Stored data:
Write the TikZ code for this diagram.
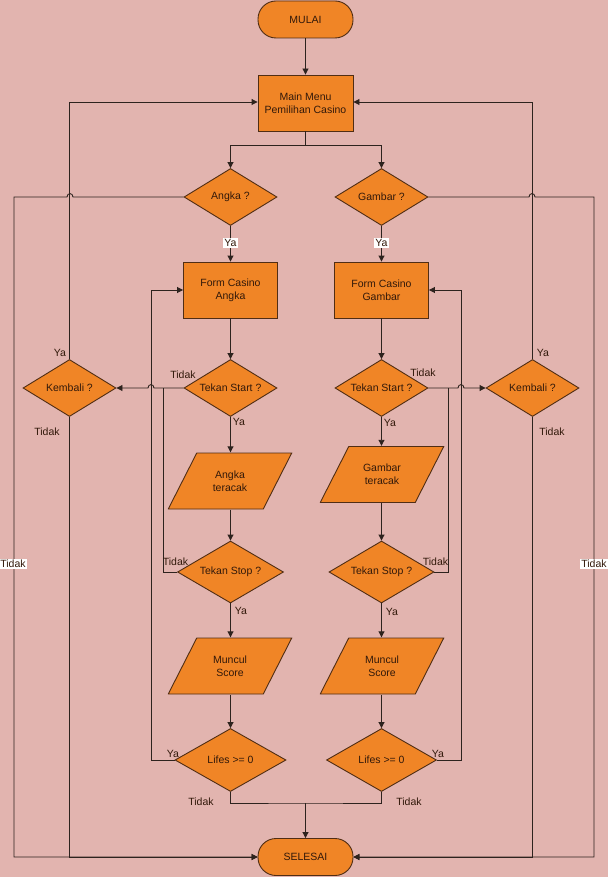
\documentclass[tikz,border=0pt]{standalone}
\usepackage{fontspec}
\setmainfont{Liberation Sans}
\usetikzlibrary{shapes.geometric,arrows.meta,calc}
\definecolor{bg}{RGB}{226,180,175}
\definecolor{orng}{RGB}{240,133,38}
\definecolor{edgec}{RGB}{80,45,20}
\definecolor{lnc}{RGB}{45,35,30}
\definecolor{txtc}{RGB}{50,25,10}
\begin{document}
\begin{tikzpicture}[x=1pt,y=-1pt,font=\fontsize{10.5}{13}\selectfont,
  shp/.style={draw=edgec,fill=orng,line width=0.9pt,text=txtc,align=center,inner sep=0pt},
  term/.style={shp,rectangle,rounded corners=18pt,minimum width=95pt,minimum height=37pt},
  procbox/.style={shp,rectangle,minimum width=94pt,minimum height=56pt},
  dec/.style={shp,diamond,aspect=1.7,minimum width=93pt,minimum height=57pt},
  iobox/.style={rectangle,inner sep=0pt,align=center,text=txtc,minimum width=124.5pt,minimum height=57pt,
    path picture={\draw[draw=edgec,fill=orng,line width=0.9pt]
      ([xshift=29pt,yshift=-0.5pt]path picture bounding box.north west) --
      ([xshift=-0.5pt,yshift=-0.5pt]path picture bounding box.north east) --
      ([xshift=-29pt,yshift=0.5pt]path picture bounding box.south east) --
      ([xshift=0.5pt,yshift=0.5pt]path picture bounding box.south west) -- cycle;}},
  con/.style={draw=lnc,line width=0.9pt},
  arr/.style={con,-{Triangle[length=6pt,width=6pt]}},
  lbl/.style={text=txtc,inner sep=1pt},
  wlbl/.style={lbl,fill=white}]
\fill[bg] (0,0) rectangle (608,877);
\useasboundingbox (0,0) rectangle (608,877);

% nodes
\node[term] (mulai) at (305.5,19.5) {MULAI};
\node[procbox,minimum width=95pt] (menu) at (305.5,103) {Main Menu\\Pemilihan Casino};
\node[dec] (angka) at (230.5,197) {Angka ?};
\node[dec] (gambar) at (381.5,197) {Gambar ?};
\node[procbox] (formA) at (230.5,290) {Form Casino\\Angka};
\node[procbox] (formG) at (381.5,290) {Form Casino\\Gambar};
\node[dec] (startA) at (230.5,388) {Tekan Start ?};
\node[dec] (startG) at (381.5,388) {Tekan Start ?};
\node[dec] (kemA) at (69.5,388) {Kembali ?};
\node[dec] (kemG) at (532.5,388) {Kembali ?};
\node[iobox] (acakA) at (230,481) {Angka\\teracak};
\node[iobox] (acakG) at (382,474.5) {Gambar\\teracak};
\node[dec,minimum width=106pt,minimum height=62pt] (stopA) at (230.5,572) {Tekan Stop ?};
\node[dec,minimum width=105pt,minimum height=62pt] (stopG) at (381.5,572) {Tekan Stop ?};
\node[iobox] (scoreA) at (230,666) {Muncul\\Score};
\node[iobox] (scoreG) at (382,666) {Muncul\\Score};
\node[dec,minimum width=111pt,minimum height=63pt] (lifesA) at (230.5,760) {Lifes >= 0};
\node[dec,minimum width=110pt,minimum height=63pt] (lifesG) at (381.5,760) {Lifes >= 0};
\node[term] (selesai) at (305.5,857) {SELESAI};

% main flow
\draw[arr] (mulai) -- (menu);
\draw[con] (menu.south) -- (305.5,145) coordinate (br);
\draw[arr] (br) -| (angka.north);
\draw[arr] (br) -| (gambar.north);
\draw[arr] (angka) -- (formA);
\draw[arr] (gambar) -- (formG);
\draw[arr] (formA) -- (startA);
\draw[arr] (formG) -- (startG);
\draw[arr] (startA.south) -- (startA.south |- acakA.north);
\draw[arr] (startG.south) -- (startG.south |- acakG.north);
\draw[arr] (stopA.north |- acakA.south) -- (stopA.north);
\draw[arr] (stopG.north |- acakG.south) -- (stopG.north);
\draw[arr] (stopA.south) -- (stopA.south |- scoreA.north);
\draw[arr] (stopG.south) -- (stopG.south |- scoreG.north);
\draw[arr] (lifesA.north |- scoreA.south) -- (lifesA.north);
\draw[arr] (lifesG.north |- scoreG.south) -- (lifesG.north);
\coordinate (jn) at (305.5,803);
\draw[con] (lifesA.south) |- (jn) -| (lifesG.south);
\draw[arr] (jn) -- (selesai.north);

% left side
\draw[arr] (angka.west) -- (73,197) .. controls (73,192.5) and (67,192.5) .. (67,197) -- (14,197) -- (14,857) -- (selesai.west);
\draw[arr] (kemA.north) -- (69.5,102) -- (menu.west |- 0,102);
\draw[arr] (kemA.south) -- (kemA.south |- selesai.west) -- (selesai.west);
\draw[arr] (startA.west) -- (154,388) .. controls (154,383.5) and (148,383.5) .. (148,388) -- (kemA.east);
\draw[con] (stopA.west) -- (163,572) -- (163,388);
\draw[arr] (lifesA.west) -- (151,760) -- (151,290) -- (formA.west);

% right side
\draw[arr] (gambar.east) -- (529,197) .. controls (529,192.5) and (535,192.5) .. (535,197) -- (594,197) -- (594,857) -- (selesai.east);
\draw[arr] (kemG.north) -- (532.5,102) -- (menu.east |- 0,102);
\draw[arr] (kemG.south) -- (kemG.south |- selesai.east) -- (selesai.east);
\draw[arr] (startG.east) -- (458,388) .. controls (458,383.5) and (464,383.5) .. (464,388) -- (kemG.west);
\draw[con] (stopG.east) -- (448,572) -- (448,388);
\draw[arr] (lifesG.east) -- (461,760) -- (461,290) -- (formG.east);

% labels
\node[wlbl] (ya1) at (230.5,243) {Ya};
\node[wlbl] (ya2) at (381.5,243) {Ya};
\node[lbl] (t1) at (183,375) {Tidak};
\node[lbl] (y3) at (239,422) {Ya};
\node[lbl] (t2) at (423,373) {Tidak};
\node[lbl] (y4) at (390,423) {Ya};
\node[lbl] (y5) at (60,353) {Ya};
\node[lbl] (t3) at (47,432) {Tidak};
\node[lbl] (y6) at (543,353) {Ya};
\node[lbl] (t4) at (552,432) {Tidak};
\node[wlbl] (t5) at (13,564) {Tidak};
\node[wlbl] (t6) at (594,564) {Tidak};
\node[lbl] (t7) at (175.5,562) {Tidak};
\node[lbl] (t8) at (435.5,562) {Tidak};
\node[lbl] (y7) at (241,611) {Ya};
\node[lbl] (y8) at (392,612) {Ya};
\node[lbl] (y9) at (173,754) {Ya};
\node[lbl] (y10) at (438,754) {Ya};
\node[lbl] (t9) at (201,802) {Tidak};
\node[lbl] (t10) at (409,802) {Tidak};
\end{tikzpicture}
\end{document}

What the exercise asks: Would you return the data exactly as written, without the pictures?

Response for this exercise:
Write the TikZ code for this diagram.
\documentclass[tikz,border=0pt]{standalone}
\usepackage{fontspec}
\setmainfont{Liberation Sans}
\usetikzlibrary{shapes.geometric,arrows.meta,calc}
\definecolor{bg}{RGB}{226,180,175}
\definecolor{orng}{RGB}{240,133,38}
\definecolor{edgec}{RGB}{80,45,20}
\definecolor{lnc}{RGB}{45,35,30}
\definecolor{txtc}{RGB}{50,25,10}
\begin{document}
\begin{tikzpicture}[x=1pt,y=-1pt,font=\fontsize{10.5}{13}\selectfont,
  shp/.style={draw=edgec,fill=orng,line width=0.9pt,text=txtc,align=center,inner sep=0pt},
  term/.style={shp,rectangle,rounded corners=18pt,minimum width=95pt,minimum height=37pt},
  procbox/.style={shp,rectangle,minimum width=94pt,minimum height=56pt},
  dec/.style={shp,diamond,aspect=1.7,minimum width=93pt,minimum height=57pt},
  iobox/.style={rectangle,inner sep=0pt,align=center,text=txtc,minimum width=124.5pt,minimum height=57pt,
    path picture={\draw[draw=edgec,fill=orng,line width=0.9pt]
      ([xshift=29pt,yshift=-0.5pt]path picture bounding box.north west) --
      ([xshift=-0.5pt,yshift=-0.5pt]path picture bounding box.north east) --
      ([xshift=-29pt,yshift=0.5pt]path picture bounding box.south east) --
      ([xshift=0.5pt,yshift=0.5pt]path picture bounding box.south west) -- cycle;}},
  con/.style={draw=lnc,line width=0.9pt},
  arr/.style={con,-{Triangle[length=6pt,width=6pt]}},
  lbl/.style={text=txtc,inner sep=1pt},
  wlbl/.style={lbl,fill=white}]
\fill[bg] (0,0) rectangle (608,877);
\useasboundingbox (0,0) rectangle (608,877);

% nodes
\node[term] (mulai) at (305.5,19.5) {MULAI};
\node[procbox,minimum width=95pt] (menu) at (305.5,103) {Main Menu\\Pemilihan Casino};
\node[dec] (angka) at (230.5,197) {Angka ?};
\node[dec] (gambar) at (381.5,197) {Gambar ?};
\node[procbox] (formA) at (230.5,290) {Form Casino\\Angka};
\node[procbox] (formG) at (381.5,290) {Form Casino\\Gambar};
\node[dec] (startA) at (230.5,388) {Tekan Start ?};
\node[dec] (startG) at (381.5,388) {Tekan Start ?};
\node[dec] (kemA) at (69.5,388) {Kembali ?};
\node[dec] (kemG) at (532.5,388) {Kembali ?};
\node[iobox] (acakA) at (230,481) {Angka\\teracak};
\node[iobox] (acakG) at (382,474.5) {Gambar\\teracak};
\node[dec,minimum width=106pt,minimum height=62pt] (stopA) at (230.5,572) {Tekan Stop ?};
\node[dec,minimum width=105pt,minimum height=62pt] (stopG) at (381.5,572) {Tekan Stop ?};
\node[iobox] (scoreA) at (230,666) {Muncul\\Score};
\node[iobox] (scoreG) at (382,666) {Muncul\\Score};
\node[dec,minimum width=111pt,minimum height=63pt] (lifesA) at (230.5,760) {Lifes >= 0};
\node[dec,minimum width=110pt,minimum height=63pt] (lifesG) at (381.5,760) {Lifes >= 0};
\node[term] (selesai) at (305.5,857) {SELESAI};

% main flow
\draw[arr] (mulai) -- (menu);
\draw[con] (menu.south) -- (305.5,145) coordinate (br);
\draw[arr] (br) -| (angka.north);
\draw[arr] (br) -| (gambar.north);
\draw[arr] (angka) -- (formA);
\draw[arr] (gambar) -- (formG);
\draw[arr] (formA) -- (startA);
\draw[arr] (formG) -- (startG);
\draw[arr] (startA.south) -- (startA.south |- acakA.north);
\draw[arr] (startG.south) -- (startG.south |- acakG.north);
\draw[arr] (stopA.north |- acakA.south) -- (stopA.north);
\draw[arr] (stopG.north |- acakG.south) -- (stopG.north);
\draw[arr] (stopA.south) -- (stopA.south |- scoreA.north);
\draw[arr] (stopG.south) -- (stopG.south |- scoreG.north);
\draw[arr] (lifesA.north |- scoreA.south) -- (lifesA.north);
\draw[arr] (lifesG.north |- scoreG.south) -- (lifesG.north);
\coordinate (jn) at (305.5,803);
\draw[con] (lifesA.south) |- (jn) -| (lifesG.south);
\draw[arr] (jn) -- (selesai.north);

% left side
\draw[arr] (angka.west) -- (73,197) .. controls (73,192.5) and (67,192.5) .. (67,197) -- (14,197) -- (14,857) -- (selesai.west);
\draw[arr] (kemA.north) -- (69.5,102) -- (menu.west |- 0,102);
\draw[arr] (kemA.south) -- (kemA.south |- selesai.west) -- (selesai.west);
\draw[arr] (startA.west) -- (154,388) .. controls (154,383.5) and (148,383.5) .. (148,388) -- (kemA.east);
\draw[con] (stopA.west) -- (163,572) -- (163,388);
\draw[arr] (lifesA.west) -- (151,760) -- (151,290) -- (formA.west);

% right side
\draw[arr] (gambar.east) -- (529,197) .. controls (529,192.5) and (535,192.5) .. (535,197) -- (594,197) -- (594,857) -- (selesai.east);
\draw[arr] (kemG.north) -- (532.5,102) -- (menu.east |- 0,102);
\draw[arr] (kemG.south) -- (kemG.south |- selesai.east) -- (selesai.east);
\draw[arr] (startG.east) -- (458,388) .. controls (458,383.5) and (464,383.5) .. (464,388) -- (kemG.west);
\draw[con] (stopG.east) -- (448,572) -- (448,388);
\draw[arr] (lifesG.east) -- (461,760) -- (461,290) -- (formG.east);

% labels
\node[wlbl] (ya1) at (230.5,243) {Ya};
\node[wlbl] (ya2) at (381.5,243) {Ya};
\node[lbl] (t1) at (183,375) {Tidak};
\node[lbl] (y3) at (239,422) {Ya};
\node[lbl] (t2) at (423,373) {Tidak};
\node[lbl] (y4) at (390,423) {Ya};
\node[lbl] (y5) at (60,353) {Ya};
\node[lbl] (t3) at (47,432) {Tidak};
\node[lbl] (y6) at (543,353) {Ya};
\node[lbl] (t4) at (552,432) {Tidak};
\node[wlbl] (t5) at (13,564) {Tidak};
\node[wlbl] (t6) at (594,564) {Tidak};
\node[lbl] (t7) at (175.5,562) {Tidak};
\node[lbl] (t8) at (435.5,562) {Tidak};
\node[lbl] (y7) at (241,611) {Ya};
\node[lbl] (y8) at (392,612) {Ya};
\node[lbl] (y9) at (173,754) {Ya};
\node[lbl] (y10) at (438,754) {Ya};
\node[lbl] (t9) at (201,802) {Tidak};
\node[lbl] (t10) at (409,802) {Tidak};
\end{tikzpicture}
\end{document}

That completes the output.